If you want SGD Administrators to authenticate using an LDAP directory or Active Directory authentication, you must create user profiles for them. See Section 3.1.6, “LDAP Mirroring” for details.

3.1.7.1. How To Add an SGD Administrator

  1. In the Administration Console, go to the User Profiles tab.

  2. Select the Global Administrators role object.

    1. In the navigation tree, click System Objects.

      The System Objects table is displayed.

    2. In the System Objects table, click the Global Administrators role object.

      The Members tab is displayed.

  3. Add a user profile object to the Members tab.

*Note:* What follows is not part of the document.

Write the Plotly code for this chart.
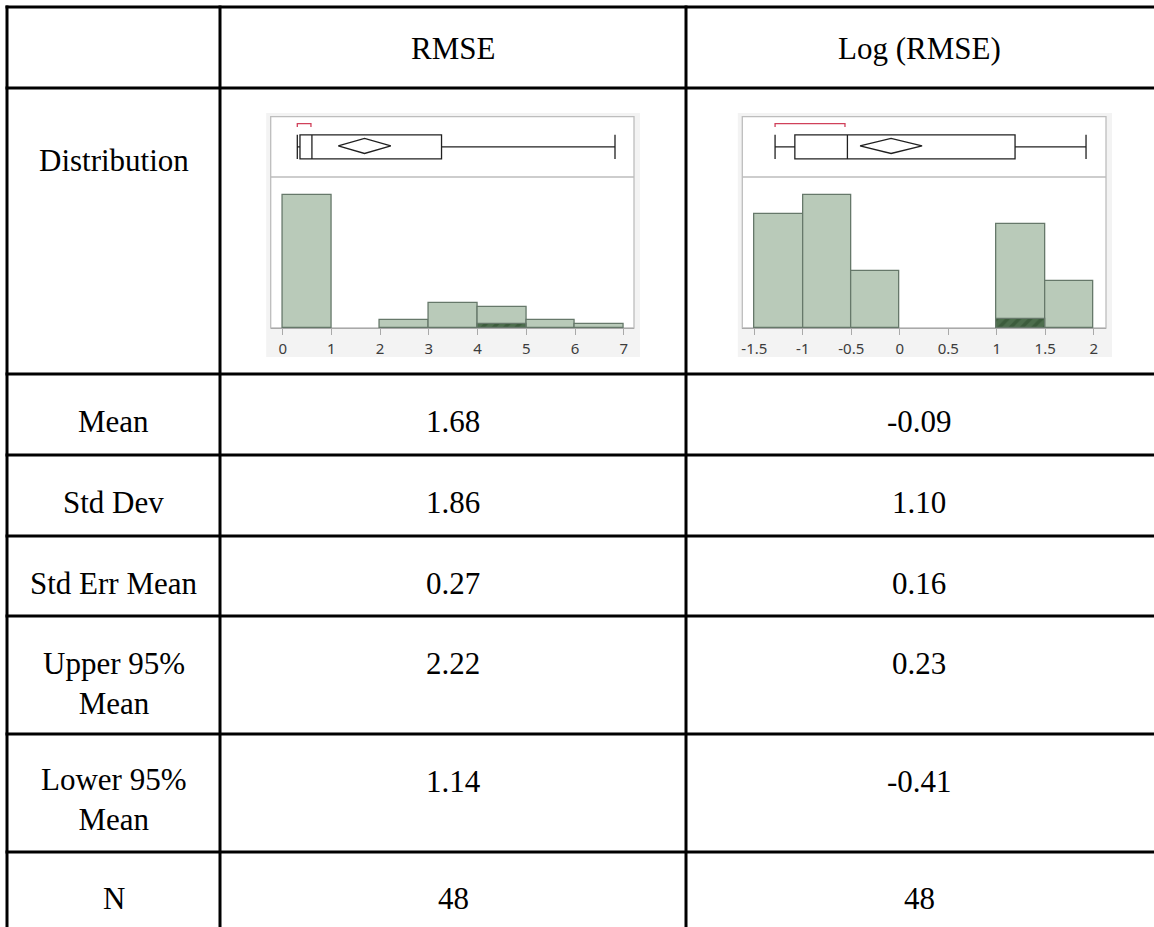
import plotly.graph_objects as go

W, H = 1154, 927

# ---------------- data ----------------
columns = ["RMSE", "Log (RMSE)"]
row_labels = ["Mean", "Std Dev", "Std Err Mean", "Upper 95%<br>Mean", "Lower 95%<br>Mean", "N"]
rmse_stats = ["1.68", "1.86", "0.27", "2.22", "1.14", "48"]
log_stats = ["-0.09", "1.10", "0.16", "0.23", "-0.41", "48"]

rmse_bin_left = [0, 1, 2, 3, 4, 5, 6]
rmse_bin_width = 1.0
rmse_counts = [32, 0, 2, 6, 5, 2, 1]
rmse_selected = [0, 0, 0, 0, 1, 0, 0]
rmse_ticks = [0, 1, 2, 3, 4, 5, 6, 7]
rmse_ticktext = ["0", "1", "2", "3", "4", "5", "6", "7"]
rmse_box = dict(min=0.30, q1=0.355, median=0.60, q3=3.26, max=6.82)
rmse_mean, rmse_lo95, rmse_hi95 = 1.68, 1.14, 2.22
rmse_short_half = (0.30, 0.58)

log_bin_left = [-1.5, -1.0, -0.5, 0.0, 0.5, 1.0, 1.5]
log_bin_width = 0.5
log_counts = [12, 14, 6, 0, 0, 11, 5]
log_selected = [0, 0, 0, 0, 0, 1, 0]
log_ticks = [-1.5, -1, -0.5, 0, 0.5, 1, 1.5, 2]
log_ticktext = ["-1.5", "-1", "-0.5", "0", "0.5", "1", "1.5", "2"]
log_box = dict(min=-1.286, q1=-1.082, median=-0.54, q3=1.189, max=1.921)
log_mean, log_lo95, log_hi95 = -0.09, -0.41, 0.23
log_short_half = (-1.286, -0.565)


def px(x):
    return x / W


def py(y):
    return 1 - y / H


fig = go.Figure()

BAR_FILL = "#b9cab9"
BAR_LINE = "#66786a"
TEXT_FONT = dict(family="Liberation Serif", size=31, color="black")

panels = [
    dict(ax="", box_ax="2", left=270.7, right=634, xr=[-0.246, 7.21], yr=[0, 36.4],
         bins=rmse_bin_left, bw=rmse_bin_width, counts=rmse_counts, sel=rmse_selected,
         ticks=rmse_ticks, ticktext=rmse_ticktext, box=rmse_box,
         mean=rmse_mean, lo=rmse_lo95, hi=rmse_hi95, sh=rmse_short_half),
    dict(ax="3", box_ax="4", left=742.3, right=1106, xr=[-1.624, 2.127], yr=[0, 15.93],
         bins=log_bin_left, bw=log_bin_width, counts=log_counts, sel=log_selected,
         ticks=log_ticks, ticktext=log_ticktext, box=log_box,
         mean=log_mean, lo=log_lo95, hi=log_hi95, sh=log_short_half),
]

shapes = []
layout_axes = {}
Y_TOP, Y_DIV, Y_BASE = 116.7, 177, 328

for p in panels:
    xa = "x" + p["ax"]
    ya = "y" + p["ax"]
    xb = "x" + p["box_ax"]
    yb = "y" + p["box_ax"]
    # histogram bars (non-empty bins)
    xs = [b + p["bw"] / 2 for b, c in zip(p["bins"], p["counts"]) if c > 0]
    ys = [c for c in p["counts"] if c > 0]
    fig.add_trace(go.Bar(x=xs, y=ys, width=p["bw"], xaxis=xa, yaxis=ya,
                         marker=dict(color=BAR_FILL, line=dict(color=BAR_LINE, width=1.3)),
                         showlegend=False, hoverinfo="skip"))
    # selected (hatched) portion
    xs2 = [b + p["bw"] / 2 for b, s in zip(p["bins"], p["sel"]) if s > 0]
    ys2 = [s for s in p["sel"] if s > 0]
    fig.add_trace(go.Bar(x=xs2, y=ys2, width=p["bw"], xaxis=xa, yaxis=ya,
                         marker=dict(color="#4d6e4d", line=dict(color=BAR_LINE, width=1.3),
                                     pattern=dict(shape="/", fgcolor="#2c4a2c", size=8, solidity=0.45)),
                         showlegend=False, hoverinfo="skip"))
    # box plot
    b = p["box"]
    fig.add_trace(go.Box(y=[0], q1=[b["q1"]], median=[b["median"]], q3=[b["q3"]],
                         lowerfence=[b["min"]], upperfence=[b["max"]], orientation="h",
                         xaxis=xb, yaxis=yb, fillcolor="white", width=0.8, whiskerwidth=1,
                         line=dict(color="#202020", width=1.3), boxpoints=False,
                         showlegend=False, hoverinfo="skip"))
    # mean diamond (95% CI)
    d = 0.25
    fig.add_trace(go.Scatter(x=[p["lo"], p["mean"], p["hi"], p["mean"], p["lo"]],
                             y=[0.03, 0.03 + d, 0.03, 0.03 - d, 0.03], mode="lines",
                             line=dict(color="#202020", width=1.3), xaxis=xb, yaxis=yb,
                             showlegend=False, hoverinfo="skip"))
    # shortest half bracket
    a, c = p["sh"]
    fig.add_trace(go.Scatter(x=[a, a, c, c], y=[0.66, 0.77, 0.77, 0.66], mode="lines",
                             line=dict(color="#d0405a", width=1.3), xaxis=xb, yaxis=yb,
                             showlegend=False, hoverinfo="skip"))

    dom = [px(p["left"]), px(p["right"])]
    xkey = "xaxis" + p["ax"]
    ykey = "yaxis" + p["ax"]
    xbkey = "xaxis" + p["box_ax"]
    ybkey = "yaxis" + p["box_ax"]
    layout_axes[xkey] = dict(domain=dom, anchor=ya, range=p["xr"], showgrid=False, zeroline=False,
                             showline=True, linecolor="#a9a9a9", linewidth=1.3,
                             ticks="outside", ticklen=6, tickcolor="#a9a9a9", tickwidth=1.3,
                             tickvals=p["ticks"], ticktext=p["ticktext"],
                             tickfont=dict(family="Noto Sans", size=15, color="#3c3c3c"),
                             ticklabelstandoff=1, fixedrange=True)
    layout_axes[ykey] = dict(domain=[py(Y_BASE), py(Y_DIV)], anchor=xa, range=p["yr"],
                             visible=False, fixedrange=True)
    layout_axes[xbkey] = dict(domain=dom, anchor=yb, range=p["xr"], visible=False,
                              matches=xa, fixedrange=True)
    layout_axes[ybkey] = dict(domain=[py(Y_DIV), py(Y_TOP)], anchor=xb, range=[-1, 1],
                              visible=False, fixedrange=True)

    # light gray report background and white framed plot area
    shapes.append(dict(type="rect", xref="paper", yref="paper", layer="below",
                       x0=px(p["left"] - 4.5), x1=px(p["right"] + 6), y0=py(357), y1=py(113),
                       fillcolor="#f3f3f3", line=dict(width=0)))
    shapes.append(dict(type="rect", xref="paper", yref="paper", layer="below",
                       x0=px(p["left"]), x1=px(p["right"]), y0=py(Y_BASE), y1=py(Y_TOP),
                       fillcolor="white", line=dict(color="#bdbdbd", width=1.3)))
    shapes.append(dict(type="line", xref="paper", yref="paper", layer="below",
                       x0=px(p["left"]), x1=px(p["right"]), y0=py(Y_DIV), y1=py(Y_DIV),
                       line=dict(color="#bdbdbd", width=1.3)))

# table grid
h_lines = [7, 88, 374, 455, 536, 616, 734, 852]
v_lines = [7, 220, 686]
for y in h_lines:
    shapes.append(dict(type="line", xref="paper", yref="paper", x0=px(5.5), x1=px(1154),
                       y0=py(y), y1=py(y), line=dict(color="black", width=3)))
for x in v_lines:
    shapes.append(dict(type="line", xref="paper", yref="paper", x0=px(x), x1=px(x),
                       y0=py(5.5), y1=py(927), line=dict(color="black", width=3)))

# table text
col_x = [113.5, 453, 919]
annotations = []


def add_text(x, y, text, anchor="middle"):
    annotations.append(dict(x=px(x), y=py(y), xref="paper", yref="paper", text=text,
                            showarrow=False, xanchor="center", yanchor=anchor, font=TEXT_FONT))


add_text(col_x[1], 48, columns[0])
add_text(col_x[2], 48, columns[1])
add_text(col_x[0], 160, "Distribution")

row_centers = [421, 502, 583, 683, 799, 898]
first_line = [421, 502, 583, 663, 781, 898]
for lab, v1, v2, yc, yf in zip(row_labels, rmse_stats, log_stats, row_centers, first_line):
    add_text(col_x[0], yc, lab)
    add_text(col_x[1], yf, v1)
    add_text(col_x[2], yf, v2)

fig.update_layout(width=W, height=H, margin=dict(l=0, r=0, t=0, b=0),
                  paper_bgcolor="white", plot_bgcolor="white", barmode="overlay",
                  bargap=0, shapes=shapes, annotations=annotations, showlegend=False,
                  **layout_axes)

fig.write_html("out.html", config={"displayModeBar": False},
               post_script="document.body.style.margin='0';document.body.style.overflow='hidden';")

    1. In the Editable Members table, click Add.

      The Add User Assignment window is displayed.

    2. Locate the user profile object.

      Use the Search field or the navigation tree to find the object you want.

    3. Select the check box next to a user profile object.

      To add several SGD Administrators, select more than one user profile object.

    4. Click Add Assignment.

      The Members tab is displayed, showing the selected user profile object.

    Tip

    You can also use the tarantella role add_member --role global --member pobj command.

3.1.7.2. How To Remove an SGD Administrator

  1. In the Administration Console, go to the User Profiles tab.

  2. Select the Global Administrators role object.

    1. In the navigation tree, click System Objects.

      The System Objects table is displayed.

    2. In the System Objects table, click the Global Administrators role object.

      The Members tab is displayed.

  3. Remove a user profile object from the Members tab.

    1. In the Editable Members table, select the check box next to a user profile object.

      To remove several SGD Administrators, select more than one user profile object.

    2. Click Delete.

      A warning message is displayed.

    3. Click OK.

      The Members tab is displayed.

    Tip

    You can also use the tarantella role remove_member --role global --member pobj command.